The deduced amino acid sequence of the VH single domain library showed an unexpected length distribution, with more than 10.3% of non-functional out of frame sequences. Because in MiSeq indels are very rare, the length is most likely a natural feature rather than a sequencing artifact. As of today, the molecular mechanism whereby lymphocytes discard nonsense or out of frame variable domains and assemble only functional chains remains somewhat obscure. Interestingly, we observed in the hVH library a 7:1 ratio between functional and non-functional chains, which reflect the IgM RNA composition of PBLs. Indeed, this observation is in accordance with previous reports in mouse models [39,40]. In addition, the observed ratio appears to be remarkably high, even hypothesizing DNA silencing mechanism or RNA nonsense mediated decay taking place after transcription. In fact, if all the non-functional sequences were translated, there would be a considerable amount of useless transcripts and protein products. Moreover since this ratio refers only to a single chain, and an assembled antibody must have four correct chains to be functional, the ratio of functional assembled antibody would be even lower. Thus, it is clear that some kind of mechanism prevents the translation of these non-functional RNAs in vivo. Regarding the implications for antibody library screening, assuming the worst-case scenario where the light chains have the same functional proportion of the heavy chains, we could tentatively conclude that more than 80% of single chain library elements and more than 64% of scFv library elements encode a correct protein product.

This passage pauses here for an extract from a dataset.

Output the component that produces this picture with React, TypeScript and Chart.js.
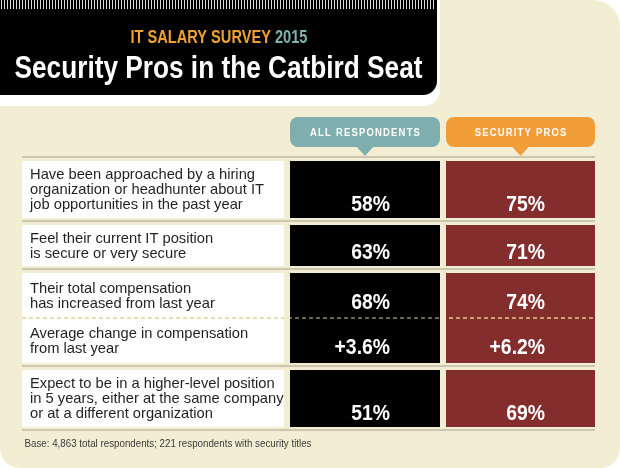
import { useEffect, useRef } from "react";
import { Chart, registerables } from "chart.js";

Chart.register(...registerables);

// ---------------- data ----------------
const surveyLabel = "IT SALARY SURVEY";
const surveyYear = "2015";
const chartTitle = "Security Pros in the Catbird Seat";
const groupNames = ["ALL RESPONDENTS", "SECURITY PROS"];
const questions: string[][] = [
  ["Have been approached by a hiring", "organization or headhunter about IT", "job opportunities in the past year"],
  ["Feel their current IT position", "is secure or very secure"],
  ["Their total compensation", "has increased from last year"],
  ["Average change in compensation", "from last year"],
  ["Expect to be in a higher-level position", "in 5 years, either at the same company", "or at a different organization"],
];
const allRespondents = [58, 63, 68, 3.6, 51];
const securityPros = [75, 71, 74, 6.2, 69];
const valueKinds = ["share", "share", "share", "change", "share"];
const sharesCellWithPrevious = [false, false, false, true, false];
const footnote = "Base: 4,863 total respondents; 221 respondents with security titles";

// ---------------- layout & style ----------------
const W = 620;
const H = 468;
const CREAM = "#F3EED3";
const SANS = '"Liberation Sans", Arial, sans-serif';
const COLS = [
  { left: 22, right: 284, color: "#FFFFFF", name: "Question" },
  { left: 290, right: 440, color: "#000000", name: "All respondents" },
  { left: 446, right: 595, color: "#832D2D", name: "Security pros" },
];
const TAB_COLORS = ["#7EAFAE", "#F19D38"];
const DASH_COLORS = ["#E6DDB0", "#6A6848", "#C9A470"];
const TABLE_TOP = 161;
const ROW_GAP = 7;
const LINE_H = 15;

type Row = { top: number; bottom: number };

function layoutRows(): Row[] {
  const rows: Row[] = [];
  let y = TABLE_TOP;
  questions.forEach((lines, i) => {
    const joined = sharesCellWithPrevious[i] || sharesCellWithPrevious[i + 1];
    const h = 9 + 16 * lines.length + (joined ? 4 : 0);
    if (i > 0 && !sharesCellWithPrevious[i]) y += ROW_GAP;
    rows.push({ top: y, bottom: y + h });
    y += h;
  });
  return rows;
}

function formatValue(v: number, kind: string) {
  return kind === "change" ? `+${v.toFixed(1)}%` : `${v}%`;
}

function drawScaled(
  ctx: CanvasRenderingContext2D,
  text: string,
  x: number,
  y: number,
  font: string,
  sx: number,
  align: "left" | "center" | "right"
) {
  ctx.font = font;
  const w = ctx.measureText(text).width * sx;
  const x0 = align === "center" ? x - w / 2 : align === "right" ? x - w : x;
  ctx.save();
  ctx.translate(x0, y);
  ctx.scale(sx, 1);
  ctx.textAlign = "left";
  ctx.textBaseline = "alphabetic";
  ctx.fillText(text, 0, 0);
  ctx.restore();
  return w;
}

function fitScale(ctx: CanvasRenderingContext2D, text: string, font: string, width: number) {
  ctx.font = font;
  return width / ctx.measureText(text).width;
}

function drawSpaced(
  ctx: CanvasRenderingContext2D,
  text: string,
  cx: number,
  y: number,
  font: string,
  sx: number,
  spacing: number
) {
  ctx.font = font;
  const widths = Array.from(text).map((c) => ctx.measureText(c).width * sx);
  const total = widths.reduce((a, b) => a + b, 0) + spacing * (text.length - 1);
  let x = cx - total / 2;
  Array.from(text).forEach((c, i) => {
    drawScaled(ctx, c, x, y, font, sx, "left");
    x += widths[i] + spacing;
  });
}

const rows = layoutRows();

const tablePlugin = {
  id: "tableDecor",
  beforeDatasetsDraw(chart: any) {
    const ctx: CanvasRenderingContext2D = chart.ctx;
    const xs = chart.scales.x;
    const ys = chart.scales.y;
    const px = (v: number) => xs.getPixelForValue(v);
    const py = (v: number) => ys.getPixelForValue(v);
    ctx.save();
    // page
    ctx.fillStyle = "#FFFFFF";
    ctx.fillRect(0, 0, W, H);
    ctx.fillStyle = CREAM;
    ctx.beginPath();
    (ctx as any).roundRect(0, 0, W, H, [0, 27, 20, 20]);
    ctx.fill();
    // header block
    ctx.fillStyle = "#FFFFFF";
    ctx.beginPath();
    (ctx as any).roundRect(0, 0, 440, 106, [0, 0, 16, 0]);
    ctx.fill();
    ctx.fillStyle = "#000000";
    ctx.beginPath();
    (ctx as any).roundRect(0, 0, 437, 95, [0, 0, 14, 0]);
    ctx.fill();
    ctx.fillStyle = "rgba(255,255,255,0.85)";
    for (let x = 1; x < 436; x += 3) ctx.fillRect(x, 0, 1, 9);
    // subtitle
    const subFont = `bold 18.5px ${SANS}`;
    ctx.font = subFont;
    const wA = ctx.measureText(surveyLabel + " ").width;
    const wB = ctx.measureText(surveyYear).width;
    const subSx = 177 / (wA + wB);
    const sx0 = 219 - 177 / 2;
    ctx.fillStyle = "#F0A030";
    drawScaled(ctx, surveyLabel, sx0, 43, subFont, subSx, "left");
    ctx.fillStyle = "#7FB3B0";
    drawScaled(ctx, surveyYear, sx0 + wA * subSx, 43, subFont, subSx, "left");
    // title
    const titleFont = `bold 31px ${SANS}`;
    ctx.fillStyle = "#FFFFFF";
    drawScaled(ctx, chartTitle, 218.5, 78, titleFont, fitScale(ctx, chartTitle, titleFont, 408), "center");
    // tabs
    groupNames.forEach((name, i) => {
      const c = COLS[i + 1];
      const l = px(c.left);
      const r = px(c.right);
      const cx = (l + r) / 2;
      ctx.fillStyle = TAB_COLORS[i];
      ctx.beginPath();
      (ctx as any).roundRect(l, 117, r - l, 30, 8);
      ctx.fill();
      ctx.beginPath();
      ctx.moveTo(cx - 9, 146);
      ctx.lineTo(cx + 9, 146);
      ctx.lineTo(cx, 156);
      ctx.closePath();
      ctx.fill();
      ctx.fillStyle = "#FFFFFF";
      drawSpaced(ctx, name, cx, 136, `bold 11px ${SANS}`, 0.86, 1.2);
    });
    // separators
    ctx.strokeStyle = "#CCC8B0";
    ctx.lineWidth = 2;
    const sepY = [Math.round(py(rows[0].top) - 4)];
    rows.forEach((r, i) => {
      if (!sharesCellWithPrevious[i + 1]) sepY.push(Math.round(py(r.bottom) + 3));
    });
    sepY.forEach((y) => {
      ctx.beginPath();
      ctx.moveTo(px(COLS[0].left), y);
      ctx.lineTo(px(COLS[2].right), y);
      ctx.stroke();
    });
    ctx.restore();
  },
  afterDatasetsDraw(chart: any) {
    const ctx: CanvasRenderingContext2D = chart.ctx;
    const xs = chart.scales.x;
    const ys = chart.scales.y;
    const px = (v: number) => xs.getPixelForValue(v);
    const py = (v: number) => ys.getPixelForValue(v);
    ctx.save();
    // dashed divider inside joined cells
    rows.forEach((r, i) => {
      if (!sharesCellWithPrevious[i]) return;
      const y = py(r.top);
      COLS.forEach((c, k) => {
        ctx.save();
        ctx.beginPath();
        ctx.rect(px(c.left), y - 2, px(c.right) - px(c.left), 4);
        ctx.clip();
        ctx.strokeStyle = DASH_COLORS[k];
        ctx.lineWidth = 2;
        ctx.setLineDash([4, 3]);
        ctx.beginPath();
        ctx.moveTo(px(COLS[0].left), y);
        ctx.lineTo(px(COLS[2].right), y);
        ctx.stroke();
        ctx.restore();
      });
    });
    // labels and values
    const labelFont = `15px ${SANS}`;
    const labelSx = fitScale(ctx, questions[0][0], labelFont, 225);
    const valueFont = `bold 22px ${SANS}`;
    rows.forEach((r, i) => {
      const lines = questions[i];
      const center = (py(r.top) + py(r.bottom)) / 2;
      const first = center + 4.5 - ((lines.length - 1) * LINE_H) / 2;
      ctx.fillStyle = "#231F20";
      lines.forEach((t, j) => drawScaled(ctx, t, px(COLS[0].left) + 8, first + j * LINE_H, labelFont, labelSx, "left"));
      const base = first + (lines.length - 1) * LINE_H + 1.5;
      ctx.fillStyle = "#FFFFFF";
      drawScaled(ctx, formatValue(allRespondents[i], valueKinds[i]), px(COLS[1].right) - 50, base, valueFont, 0.88, "right");
      drawScaled(ctx, formatValue(securityPros[i], valueKinds[i]), px(COLS[2].right) - 50, base, valueFont, 0.88, "right");
    });
    // footnote
    const noteFont = `10.5px ${SANS}`;
    ctx.fillStyle = "#3A3A3A";
    drawScaled(ctx, footnote, px(COLS[0].left) + 2.5, 446.5, noteFont, fitScale(ctx, footnote, noteFont, 287), "left");
    ctx.restore();
  },
};

export default function App() {
  const ref = useRef<HTMLCanvasElement>(null);
  useEffect(() => {
    document.body.style.margin = "0";
    const chart = new Chart(ref.current as HTMLCanvasElement, {
      type: "bar",
      data: {
        datasets: COLS.map((c) => ({
          label: c.name,
          data: rows.map((r) => ({ x: (c.left + c.right) / 2, y: [r.top, r.bottom] })) as any,
          backgroundColor: c.color,
          barThickness: c.right - c.left,
          stack: "table",
          borderWidth: 0,
          inflateAmount: 0,
        })),
      },
      options: {
        animation: false,
        responsive: false,
        devicePixelRatio: 1,
        maintainAspectRatio: false,
        layout: { padding: 0 },
        scales: {
          x: { type: "linear", min: 0, max: W, offset: false, display: false },
          y: { type: "linear", min: 0, max: H, reverse: true, display: false, stacked: false },
        },
        plugins: { legend: { display: false }, tooltip: { enabled: false } },
        events: [],
      },
      plugins: [tablePlugin],
    } as any);
    return () => chart.destroy();
  }, []);
  return <canvas ref={ref} width={W} height={H} style={{ display: "block", width: W, height: H }} />;
}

Concluding, besides deep sequencing, the only other available method to determine the quality of an antibody library is a functional assay: the actual selection against an antigen. This is a valid practical strategy, although it is time consuming and can only give information on whether a library is adequate for screening purposes. The best general prediction of the capability of a library to undergo successful screenings is the estimate of its complexity in the most accurate possible way. Indeed, the complexity of a library can be directly linked to the probability to find a given binder of adequate affinity [18]. The method presented provides an advance towards this goal, by eliminating PCR steps and by compensating the technical errors. This method was validated for SPLINT intrabody libraries, but it is readily extendable to any antibody library of standard size. Moreover, DEAL software is independent of the sequencing platform and can be even more reliable with the greater number and more precise sequences that will be hopefully available in the future with the advancement of NGS technology.